OPINION

La no investidura de Puigdemont y la holgura de España

A España se le están soltando ya las costuras de la sorpresa. A este país lo están anestesiando con tanto golpe de efecto, tanta carambola y tanta alarma de última hora. Cabe imaginar un mañana en el que el fin del mundo

sea cada martes. Es probable que la tierra explote hoy y también mañana. Esta es una nación muy elástica. Cada día, un apocalipsis, pero ese régimen de alerta hipercalórica tiene un límite. En el País Vasco, con el terrorismo no terminó la injusticia -ojalá-; con ETA acabó el hecho de que la gente no podía más. Un pueblo indignado suele mutar en un pueblo harto.

En realidad, si pasan muchas cosas una detrás de otra, no queda más que acostumbrarse.

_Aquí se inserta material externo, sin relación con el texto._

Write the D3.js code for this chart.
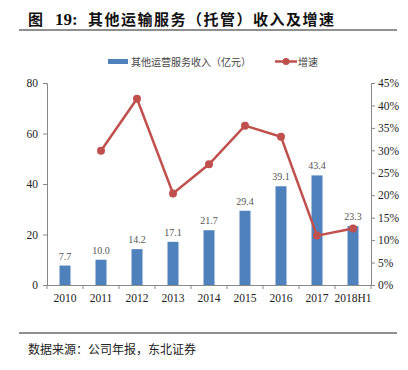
<!DOCTYPE html>
<html>
<head>
<meta charset="utf-8">
<script src="https://cdn.jsdelivr.net/npm/d3@7"></script>
<style>
  body { margin: 0; background: #fff; }
  svg { display: block; }
  text { font-family: "Liberation Serif", "Noto Sans CJK SC", serif; }
  .cjk { font-family: "Noto Sans CJK SC", sans-serif; }
</style>
</head>
<body>
<svg id="chart" width="408" height="370"></svg>
<script>
// 数据
const years = ["2010", "2011", "2012", "2013", "2014", "2015", "2016", "2017", "2018H1"];
const revenue = [7.7, 10.0, 14.2, 17.1, 21.7, 29.4, 39.1, 43.4, 23.3];
const growth = [null, 29.9, 41.5, 20.4, 26.9, 35.5, 33.0, 11.0, 12.6];
const leftTicks = [0, 20, 40, 60, 80];
const rightTicks = [0, 5, 10, 15, 20, 25, 30, 35, 40, 45];

const barColor = "#4f81bd";
const lineColor = "#c0504d";

const svg = d3.select("#chart");
const plot = { left: 47, right: 371, top: 83, bottom: 285 };

const x = d3.scaleBand().domain(years).range([plot.left, plot.right]);
const yL = d3.scaleLinear().domain([0, 80]).range([plot.bottom, plot.top]);
const yR = d3.scaleLinear().domain([0, 45]).range([plot.bottom, plot.top]);

// 标题（分三段排版）
const title = svg.append("g").style("fill", "#111").style("font-weight", "bold");
title.append("text").attr("x", 28).attr("y", 25).attr("class", "cjk")
  .style("font-size", "15px").text("图");
title.append("text").attr("x", 55).attr("y", 25)
  .style("font-size", "17px").text("19:");
title.append("text").attr("x", 88).attr("y", 25).attr("class", "cjk")
  .style("font-size", "15px").style("letter-spacing", "1.5px")
  .text("其他运输服务（托管）收入及增速");
svg.append("line")
  .attr("x1", 19).attr("x2", 397).attr("y1", 30).attr("y2", 30)
  .attr("stroke", "#222").attr("stroke-width", 1.2);

// 图例
svg.append("rect").attr("x", 108).attr("y", 59).attr("width", 20).attr("height", 5).attr("fill", barColor);
svg.append("text").attr("x", 131).attr("y", 66).attr("class", "cjk")
  .style("font-size", "10px").style("fill", "#444").text("其他运营服务收入（亿元）");
svg.append("line").attr("x1", 275).attr("x2", 297).attr("y1", 61.5).attr("y2", 61.5)
  .attr("stroke", lineColor).attr("stroke-width", 2.5);
svg.append("circle").attr("cx", 286).attr("cy", 61.5).attr("r", 3.5).attr("fill", lineColor);
svg.append("text").attr("x", 298).attr("y", 66).attr("class", "cjk")
  .style("font-size", "10px").style("fill", "#444").text("增速");

// 坐标轴
const axisL = svg.append("g").attr("transform", `translate(${plot.left},0)`)
  .call(d3.axisLeft(yL).tickValues(leftTicks).tickSize(4).tickPadding(5));
const axisR = svg.append("g").attr("transform", `translate(${plot.right},0)`)
  .call(d3.axisRight(yR).tickValues(rightTicks).tickSize(4).tickPadding(3).tickFormat(d => d + "%"));
const axisX = svg.append("g").attr("transform", `translate(0,${plot.bottom})`)
  .call(d3.axisBottom(x).tickSize(0).tickPadding(9));

// x 轴刻度线位于类别之间
axisX.selectAll(".sep").data(d3.range(years.length + 1)).enter().append("line")
  .attr("x1", i => plot.left + i * x.step()).attr("x2", i => plot.left + i * x.step())
  .attr("y1", 0).attr("y2", 4).attr("stroke", "#888");

[axisL, axisR, axisX].forEach(g => {
  g.selectAll("path.domain").attr("stroke", "#888");
  g.selectAll(".tick line").attr("stroke", "#888");
  g.selectAll("text").style("font-family", "Liberation Serif, serif").style("font-size", "11.5px").style("fill", "#222");
});

// 柱子
const barW = 11;
svg.append("g").selectAll("rect").data(revenue).enter().append("rect")
  .attr("x", (d, i) => x(years[i]) + x.bandwidth() / 2 - barW / 2)
  .attr("y", d => yL(d))
  .attr("width", barW)
  .attr("height", d => yL(0) - yL(d))
  .attr("fill", barColor);

svg.append("g").selectAll("text").data(revenue).enter().append("text")
  .attr("x", (d, i) => x(years[i]) + x.bandwidth() / 2)
  .attr("y", d => yL(d) - 6)
  .attr("text-anchor", "middle")
  .style("font-size", "10px")
  .style("fill", "#555")
  .text(d => d.toFixed(1));

// 增速折线
const pts = growth.map((g, i) => ({ yr: years[i], g })).filter(d => d.g != null);
const line = d3.line().x(d => x(d.yr) + x.bandwidth() / 2).y(d => yR(d.g));
svg.append("path").datum(pts).attr("d", line)
  .attr("fill", "none").attr("stroke", lineColor).attr("stroke-width", 2.5);
svg.append("g").selectAll("circle").data(pts).enter().append("circle")
  .attr("cx", d => x(d.yr) + x.bandwidth() / 2)
  .attr("cy", d => yR(d.g))
  .attr("r", 4)
  .attr("fill", lineColor);

// 数据来源
svg.append("line")
  .attr("x1", 19).attr("x2", 397).attr("y1", 333).attr("y2", 333)
  .attr("stroke", "#222").attr("stroke-width", 1.2);
svg.append("text")
  .attr("x", 28).attr("y", 354)
  .attr("class", "cjk")
  .style("font-size", "12px")
  .style("fill", "#222")
  .text("数据来源：公司年报，东北证券");
</script>
</body>
</html>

Hay gente con un don para adaptarse. Conozco un periodista de guerra que se alojaba en el Hotel Palestina en la toma de Bagdad cuando lo de Couso, y que había vivido tanto que cuando en las noches de bombardeo el cielo se iluminaba en resplandores naranjas y los demás se acurrucaban en la bañera, él conseguía amar. En esas madrugadas de alcoba y cristales rotos, ya ni siquiera imaginaba la distancia a la que caían los proyectiles. Después cuando se volvió, conoció a su mujer, se casó y ella ya no le deja ir a la guerra, no vaya a ser que siguiera amando. El ser humano es tan inmenso que consigue vivir casi en cualquier circunstancia. Lo malo es lo que queda después. Lo difícil no es amar en el bombardeo, lo difícil es hacerlo en una urbanización de Madrid sin que se le cruce a uno por la cabeza el cielo estremecido de Bagdad. El callo, el vicio, la cojera, la cicatriz, el trauma. Eso es lo difícil: lo que permanece.

Cuando termine el problema de Cataluña, que terminará, a España le quedará holgura. Ya se va notando. Ese será el problema de la clase política de pasado mañana, cuando vuelva a entrar en la atmósfera de la normalidad del qué ha pasado hoy, de la cotidianidad de la foto poniendo la primera piedra del colegio, de la cifra y el canutazo de la rutina. La paz trastoca todos los equilibrios del combate y al menos, la guerra tiene sus reglas. A la calma llega uno hecho unos zorros y aquí ya casi nadie se concibe sin su enemigo. Miren si no dónde están Pedro Sánchez y Pablo Iglesias, abandonados por sus némesis.

Puigdemont está en todos los focos porque es enemigo de todos. Ha salido tanto del tiesto que ha dejado a Gabriel Rufián como principal actor de la parte seria de la charlotada. De momento, camina por el filo del ditirambo y hoy tiene varias opciones para la fiesta de su feliz no investidura. Feliz porque ni siquiera él quisiera ser president. Sería un lío y además, tendría que gobernar, que por lo general es una cosa bastante compleja y trabajosa si se quiere hacer con un mínimo de decoro. Su problema es que tiene que gritar cada vez más para hacerse escuchar. Después de semejante trapisonda, el único golpe de efecto que le queda es aparecerse en el Parlament de Tractoria vestido de unicornio o convertido en quetzal y batir por encima de las cabezas su enorme cola de largas plumas de fuego amarillo. Aún hay gente que cree que vuela. La resaca va a ser tremenda.